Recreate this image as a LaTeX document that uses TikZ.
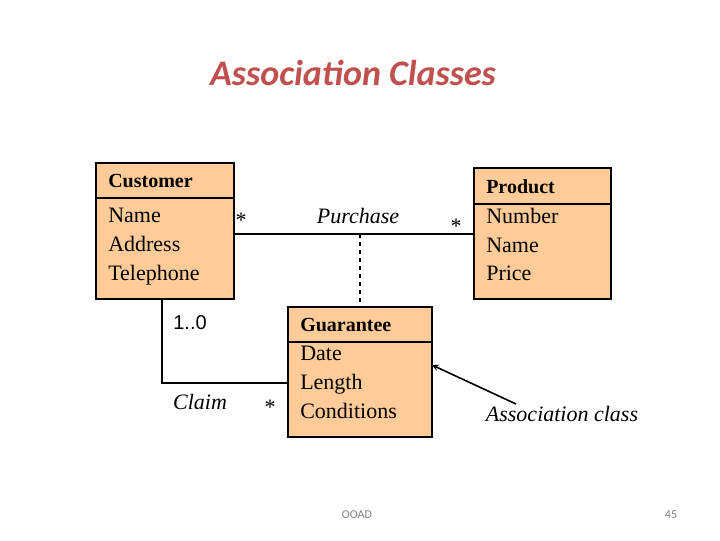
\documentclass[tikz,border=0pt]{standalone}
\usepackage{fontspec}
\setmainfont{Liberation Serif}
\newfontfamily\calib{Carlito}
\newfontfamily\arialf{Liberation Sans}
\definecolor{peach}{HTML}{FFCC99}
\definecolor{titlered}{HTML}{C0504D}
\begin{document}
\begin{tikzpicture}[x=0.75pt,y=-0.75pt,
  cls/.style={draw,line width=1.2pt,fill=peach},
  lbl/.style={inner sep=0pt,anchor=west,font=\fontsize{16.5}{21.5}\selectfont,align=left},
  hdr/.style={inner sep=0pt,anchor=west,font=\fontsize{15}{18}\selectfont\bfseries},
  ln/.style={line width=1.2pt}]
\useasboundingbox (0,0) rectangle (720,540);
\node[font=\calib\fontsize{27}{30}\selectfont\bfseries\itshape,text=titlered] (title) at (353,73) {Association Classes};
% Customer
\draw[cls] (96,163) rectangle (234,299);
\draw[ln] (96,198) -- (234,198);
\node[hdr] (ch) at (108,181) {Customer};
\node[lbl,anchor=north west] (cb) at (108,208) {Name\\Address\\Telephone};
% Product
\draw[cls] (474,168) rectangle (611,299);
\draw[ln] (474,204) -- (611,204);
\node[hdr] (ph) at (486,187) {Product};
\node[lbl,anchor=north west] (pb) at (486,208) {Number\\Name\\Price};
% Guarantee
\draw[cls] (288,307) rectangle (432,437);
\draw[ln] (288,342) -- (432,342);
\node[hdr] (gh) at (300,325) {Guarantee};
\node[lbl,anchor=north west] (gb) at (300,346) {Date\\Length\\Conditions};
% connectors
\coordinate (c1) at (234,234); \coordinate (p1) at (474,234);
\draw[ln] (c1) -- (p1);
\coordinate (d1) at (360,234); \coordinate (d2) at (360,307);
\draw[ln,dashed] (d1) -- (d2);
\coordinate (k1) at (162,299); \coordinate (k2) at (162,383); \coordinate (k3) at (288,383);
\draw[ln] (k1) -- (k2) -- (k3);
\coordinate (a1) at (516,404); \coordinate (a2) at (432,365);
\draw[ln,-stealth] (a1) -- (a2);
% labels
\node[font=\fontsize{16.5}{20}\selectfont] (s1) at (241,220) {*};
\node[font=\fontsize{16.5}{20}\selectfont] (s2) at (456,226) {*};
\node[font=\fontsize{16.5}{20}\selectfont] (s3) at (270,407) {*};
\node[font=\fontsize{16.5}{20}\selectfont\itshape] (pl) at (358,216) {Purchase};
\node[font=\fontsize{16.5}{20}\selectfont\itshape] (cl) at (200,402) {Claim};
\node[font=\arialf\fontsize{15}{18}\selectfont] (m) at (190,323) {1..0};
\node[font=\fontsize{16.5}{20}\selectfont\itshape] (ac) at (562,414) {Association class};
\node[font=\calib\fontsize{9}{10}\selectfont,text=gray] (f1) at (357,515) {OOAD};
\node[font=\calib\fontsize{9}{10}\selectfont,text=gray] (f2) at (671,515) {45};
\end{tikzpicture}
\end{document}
---*---
▸ **THE REQUEST**: Without the pictures, output the full listing exactly as it stands.

▸ **FINAL ANSWER**:
Recreate this image as a LaTeX document that uses TikZ.
\documentclass[tikz,border=0pt]{standalone}
\usepackage{fontspec}
\setmainfont{Liberation Serif}
\newfontfamily\calib{Carlito}
\newfontfamily\arialf{Liberation Sans}
\definecolor{peach}{HTML}{FFCC99}
\definecolor{titlered}{HTML}{C0504D}
\begin{document}
\begin{tikzpicture}[x=0.75pt,y=-0.75pt,
  cls/.style={draw,line width=1.2pt,fill=peach},
  lbl/.style={inner sep=0pt,anchor=west,font=\fontsize{16.5}{21.5}\selectfont,align=left},
  hdr/.style={inner sep=0pt,anchor=west,font=\fontsize{15}{18}\selectfont\bfseries},
  ln/.style={line width=1.2pt}]
\useasboundingbox (0,0) rectangle (720,540);
\node[font=\calib\fontsize{27}{30}\selectfont\bfseries\itshape,text=titlered] (title) at (353,73) {Association Classes};
% Customer
\draw[cls] (96,163) rectangle (234,299);
\draw[ln] (96,198) -- (234,198);
\node[hdr] (ch) at (108,181) {Customer};
\node[lbl,anchor=north west] (cb) at (108,208) {Name\\Address\\Telephone};
% Product
\draw[cls] (474,168) rectangle (611,299);
\draw[ln] (474,204) -- (611,204);
\node[hdr] (ph) at (486,187) {Product};
\node[lbl,anchor=north west] (pb) at (486,208) {Number\\Name\\Price};
% Guarantee
\draw[cls] (288,307) rectangle (432,437);
\draw[ln] (288,342) -- (432,342);
\node[hdr] (gh) at (300,325) {Guarantee};
\node[lbl,anchor=north west] (gb) at (300,346) {Date\\Length\\Conditions};
% connectors
\coordinate (c1) at (234,234); \coordinate (p1) at (474,234);
\draw[ln] (c1) -- (p1);
\coordinate (d1) at (360,234); \coordinate (d2) at (360,307);
\draw[ln,dashed] (d1) -- (d2);
\coordinate (k1) at (162,299); \coordinate (k2) at (162,383); \coordinate (k3) at (288,383);
\draw[ln] (k1) -- (k2) -- (k3);
\coordinate (a1) at (516,404); \coordinate (a2) at (432,365);
\draw[ln,-stealth] (a1) -- (a2);
% labels
\node[font=\fontsize{16.5}{20}\selectfont] (s1) at (241,220) {*};
\node[font=\fontsize{16.5}{20}\selectfont] (s2) at (456,226) {*};
\node[font=\fontsize{16.5}{20}\selectfont] (s3) at (270,407) {*};
\node[font=\fontsize{16.5}{20}\selectfont\itshape] (pl) at (358,216) {Purchase};
\node[font=\fontsize{16.5}{20}\selectfont\itshape] (cl) at (200,402) {Claim};
\node[font=\arialf\fontsize{15}{18}\selectfont] (m) at (190,323) {1..0};
\node[font=\fontsize{16.5}{20}\selectfont\itshape] (ac) at (562,414) {Association class};
\node[font=\calib\fontsize{9}{10}\selectfont,text=gray] (f1) at (357,515) {OOAD};
\node[font=\calib\fontsize{9}{10}\selectfont,text=gray] (f2) at (671,515) {45};
\end{tikzpicture}
\end{document}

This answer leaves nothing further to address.